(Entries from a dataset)
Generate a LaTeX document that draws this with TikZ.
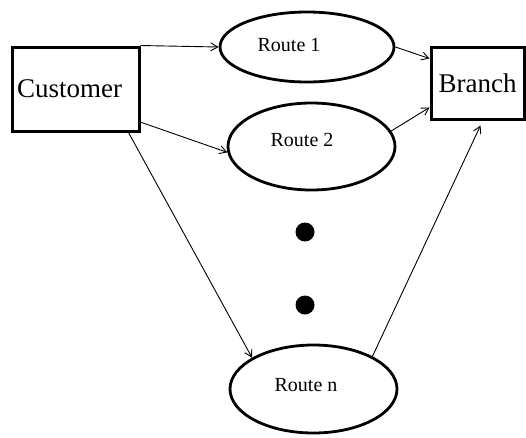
\documentclass[tikz,border=0pt]{standalone}
\usepackage{fontspec}
\setmainfont{Liberation Serif}
\usetikzlibrary{shapes.geometric,arrows.meta,calc}
\begin{document}
\begin{tikzpicture}[x=1pt,y=-1pt,
  box/.style={draw,line width=3pt,rectangle,inner sep=0pt,font=\fontsize{27}{30}\selectfont},
  route/.style={draw,line width=2.8pt,ellipse,inner sep=0pt},
  rtext/.style={font=\fontsize{20}{22}\selectfont},
  conn/.style={line width=0.9pt,-{Straight Barb[length=7pt,width=8pt,line width=0.9pt]}},
  dot/.style={circle,fill,inner sep=0pt,minimum size=19pt}]
\useasboundingbox (0,0) rectangle (526,437);
\node[box,minimum width=127pt,minimum height=84pt,text width=117pt,inner xsep=5pt,align=left] (cust) at (75.5,89) {Customer};
\node[box,minimum width=93pt,minimum height=72pt] (br) at (477.5,83) {Branch};
\node[route,minimum width=174pt,minimum height=70pt,
  label={[rtext,xshift=-18pt,yshift=2pt]center:Route 1}] (r1) at (307,47) {};
\node[route,minimum width=167pt,minimum height=87pt,
  label={[rtext,xshift=-9.5pt,yshift=6.5pt]center:Route 2}] (r2) at (311.5,146.5) {};
\node[route,minimum width=167pt,minimum height=88pt,
  label={[rtext,xshift=-7.5pt,yshift=4pt]center:Route n}] (rn) at (313.5,389) {};
\node[dot] (d1) at (305,232) {};
\node[dot] (d2) at (305,305) {};
\draw[conn] (cust.north east) -- (r1.west);
\draw[conn] (cust.-27.5) -- (r2.-176);
\draw[conn] ($(cust.south east)+(-12pt,0pt)$) -- (rn.153.6);
\draw[conn] (r1.east) -- (br.153.7);
\draw[conn] (r2.11.2) -- (br.207.3);
\draw[conn] (rn.29.5) -- ($(br.south)+(3pt,-5pt)$);
\end{tikzpicture}
\end{document}
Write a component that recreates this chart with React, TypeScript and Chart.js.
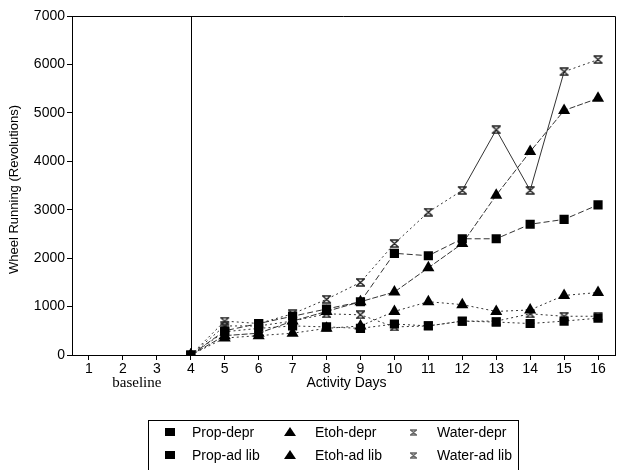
import React, { useEffect, useRef } from 'react';
import { Chart, registerables } from 'chart.js';

Chart.register(...registerables);

const days = ['1', '2', '3', '4', '5', '6', '7', '8', '9', '10', '11', '12', '13', '14', '15', '16'];
const yTicks = [0, 1000, 2000, 3000, 4000, 5000, 6000, 7000];

const propDepr = [null, null, null, 0, 500, 650, 800, 950, 1100, 2100, 2050, 2400, 2400, 2700, 2800, 3100];
const etohDepr = [null, null, null, 0, 400, 450, 700, 900, 1100, 1300, 1800, 2300, 3300, 4200, 5050, 5300];
const waterDepr = [null, null, null, 0, 700, 650, 850, 1150, 1500, 2300, 2950, 3400, 4650, 3400, 5850, 6100];
const propAdLib = [null, null, null, 0, 480, 550, 600, 580, 550, 640, 600, 700, 680, 650, 700, 760];
const etohAdLib = [null, null, null, 0, 350, 400, 450, 550, 600, 900, 1100, 1040, 900, 930, 1230, 1290];
const waterAdLib = [null, null, null, 0, 600, 600, 700, 850, 830, 580, 600, 700, 700, 850, 800, 800];

const seriesNames = ['Prop-depr', 'Etoh-depr', 'Water-depr', 'Prop-ad lib', 'Etoh-ad lib', 'Water-ad lib'];

function makeHourglass(w: number, h: number, color: string) {
  const c = document.createElement('canvas');
  c.width = w;
  c.height = h;
  const g = c.getContext('2d')!;
  g.strokeStyle = color;
  g.lineWidth = 1.3;
  g.beginPath();
  g.moveTo(1, 1);
  g.lineTo(w - 1, 1);
  g.moveTo(1, h - 1);
  g.lineTo(w - 1, h - 1);
  g.moveTo(1.5, 1);
  g.lineTo(w - 1.5, h - 1);
  g.moveTo(w - 1.5, 1);
  g.lineTo(1.5, h - 1);
  g.stroke();
  return c;
}

const FONT = "'Liberation Sans', Arial, sans-serif";

export default function App() {
  const ref = useRef<HTMLCanvasElement | null>(null);

  useEffect(() => {
    if (!ref.current) return;
    const hour = makeHourglass(11, 9, '#222');
    const hourLegend = makeHourglass(9, 7, '#666');

    const decorPlugin = {
      id: 'decor',
      beforeDatasetsDraw(chart: any) {
        const { ctx, chartArea: a, scales } = chart;
        ctx.save();
        ctx.strokeStyle = '#000';
        ctx.lineWidth = 1;
        ctx.beginPath();
        ctx.moveTo(a.left, a.top + 0.5);
        ctx.lineTo(a.right + 0.5, a.top + 0.5);
        ctx.lineTo(a.right + 0.5, a.bottom);
        const vx = Math.round(scales.x.getPixelForValue(3)) + 0.5;
        ctx.moveTo(vx, a.top);
        ctx.lineTo(vx, a.bottom);
        ctx.stroke();
        ctx.restore();
      },
      afterDraw(chart: any) {
        const { ctx, chartArea: a, scales } = chart;
        ctx.save();
        ctx.fillStyle = '#000';
        // y title
        ctx.font = `13px ${FONT}`;
        ctx.textAlign = 'center';
        ctx.textBaseline = 'middle';
        ctx.save();
        ctx.translate(14, (a.top + a.bottom) / 2 + 4);
        ctx.rotate(-Math.PI / 2);
        ctx.fillText('Wheel Running (Revolutions)', 0, 0);
        ctx.restore();
        // x title
        ctx.font = `14px ${FONT}`;
        ctx.fillText('Activity Days', (a.left + a.right) / 2 + 3, a.bottom + 28);
        // baseline
        ctx.font = `15px 'Liberation Serif', 'Times New Roman', serif`;
        const bx = (scales.x.getPixelForValue(1) + scales.x.getPixelForValue(2)) / 2 - 3;
        ctx.fillText('baseline', bx, a.bottom + 28);

        // legend box
        const L = 148, T = 420, W = 370;
        ctx.strokeStyle = '#000';
        ctx.lineWidth = 1;
        ctx.strokeRect(L + 0.5, T + 0.5, W, 80);
        const colMarker = [22, 142, 265];
        const colText = [44, 167, 289];
        const rows = [432, 455];
        ctx.font = `14px ${FONT}`;
        ctx.textAlign = 'left';
        ctx.textBaseline = 'middle';
        for (let i = 0; i < 6; i++) {
          const r = Math.floor(i / 3);
          const c = i % 3;
          const mx = L + colMarker[c];
          const my = rows[r];
          ctx.fillStyle = '#000';
          if (c === 0) {
            ctx.fillRect(mx - 5, my - 4, 10, 8);
          } else if (c === 1) {
            ctx.beginPath();
            ctx.moveTo(mx, my - 5);
            ctx.lineTo(mx + 6, my + 4);
            ctx.lineTo(mx - 6, my + 4);
            ctx.closePath();
            ctx.fill();
          } else {
            ctx.drawImage(hourLegend, mx - 4, my - 3);
          }
          ctx.fillStyle = '#000';
          ctx.fillText(seriesNames[i], L + colText[c], my + 1);
        }
        ctx.restore();
      },
    };

    const base = {
      borderColor: '#333',
      backgroundColor: '#000',
      borderWidth: 1,
      pointBorderColor: '#000',
      pointBackgroundColor: '#000',
      pointBorderWidth: 0,
    };

    const chart = new Chart(ref.current, {
      type: 'line',
      data: {
        labels: days,
        datasets: [
          { ...base, label: seriesNames[0], data: propDepr, pointStyle: 'rect', pointRadius: 6.5, borderDash: [6, 3] },
          { ...base, label: seriesNames[1], data: etohDepr, pointStyle: 'triangle', pointRadius: 7, borderDash: [6, 2] },
          {
            ...base,
            label: seriesNames[2],
            data: waterDepr,
            pointStyle: hour as any,
            borderDash: [2, 3],
            segment: {
              borderDash: (ctx: any) => (ctx.p0DataIndex >= 11 && ctx.p0DataIndex <= 13 ? [] : [2, 3]),
            },
          },
          { ...base, label: seriesNames[3], data: propAdLib, pointStyle: 'rect', pointRadius: 6.5, borderDash: [2, 3] },
          { ...base, label: seriesNames[4], data: etohAdLib, pointStyle: 'triangle', pointRadius: 7, borderDash: [2, 3] },
          { ...base, label: seriesNames[5], data: waterAdLib, pointStyle: hour as any, borderDash: [2, 3] },
        ],
      },
      options: {
        responsive: false,
        animation: false,
        devicePixelRatio: 1,
        layout: { padding: { top: 16, right: 2, left: 0, bottom: 0 } },
        plugins: {
          legend: { display: false },
          tooltip: { enabled: false },
        },
        scales: {
          x: {
            type: 'category',
            offset: true,
            grid: { display: true, drawOnChartArea: false, drawTicks: true, tickLength: 5, color: '#000' },
            border: { display: true, color: '#000', width: 1 },
            ticks: { color: '#000', font: { family: FONT, size: 14 }, padding: 1, maxRotation: 0, autoSkip: false },
            afterFit: (s: any) => {
              s.height = 115;
            },
          },
          y: {
            min: 0,
            max: 7000,
            afterBuildTicks: (s: any) => {
              s.ticks = yTicks.map((v) => ({ value: v }));
            },
            grid: { display: true, drawOnChartArea: false, drawTicks: true, tickLength: 5, color: '#000' },
            border: { display: true, color: '#000', width: 1 },
            ticks: { color: '#000', font: { family: FONT, size: 14 }, padding: 2, callback: (v: any) => String(v) },
            afterFit: (s: any) => {
              s.width = 72;
            },
          },
        },
      },
      plugins: [decorPlugin],
    });
    return () => chart.destroy();
  }, []);

  return (
    <div style={{ position: 'absolute', left: 0, top: 0, width: 622, height: 470, background: '#fff' }}>
      <canvas ref={ref} width={622} height={470} />
    </div>
  );
}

■ Goal ■
How many lines in the records hold the string "that"? Reply with the number alone.

■ Exercise answer ■
2